Through out this reading I’ve been thinking about game theory (a subject discussed in our strategy class at Duke) and how the Nash equilibrium of this situation could be changed. From a game theory perspective we are in a Nash equilibrium, negative campaigning works well, overly simplified solutions are red meat to each party’s base (confirmation bias of the core supporters), compromise is not possible (the trend of wave elections for the past couple of election cycles gives each party the hope of controlling the congress and white house enabling them to push through their agendas through the legislative process. I haven’t come up with anything that works in my minds eye.

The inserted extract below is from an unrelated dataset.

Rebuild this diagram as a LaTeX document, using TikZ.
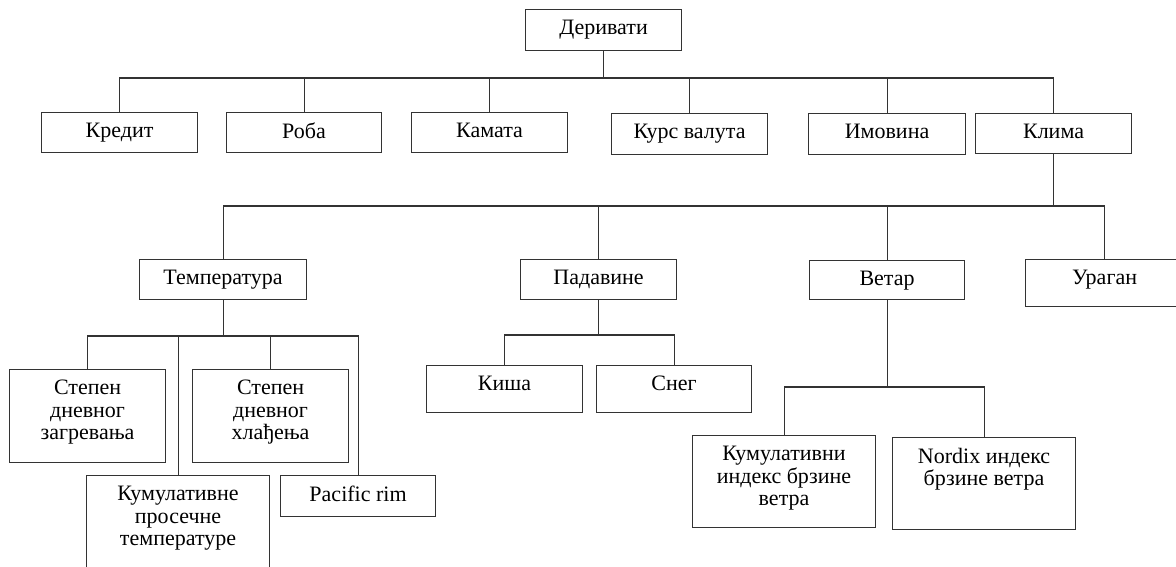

At this point I’m nearing the end of the book and they are making the case for a third party candidate. A major point is their historical analysis that although no third party candidate has gotten elected, in each case the executive winning the election has co-opted and implemented much of the third party agenda, in order to remove their threat in the next election cycle. Their argument is that the candidate needs to speak truth to the American people about the problems we face and the approaches that he/she advocates to address them. The candidate needs to confront the cliché answers of the established party core supporters and win over the middle, currently not part of the polarized current structure. They argue that the candidate will likely not win, but will positively influence the situation none-the-less. I tend to think that a third party win would be less effective than a third party loss based on their historic analysis. I’m not fully convinced, but this is a plausible way of moving to another Nash equilibrium within our political system that would allow us as a nation to focus our energies constructively on those problems we have been kicking down the road.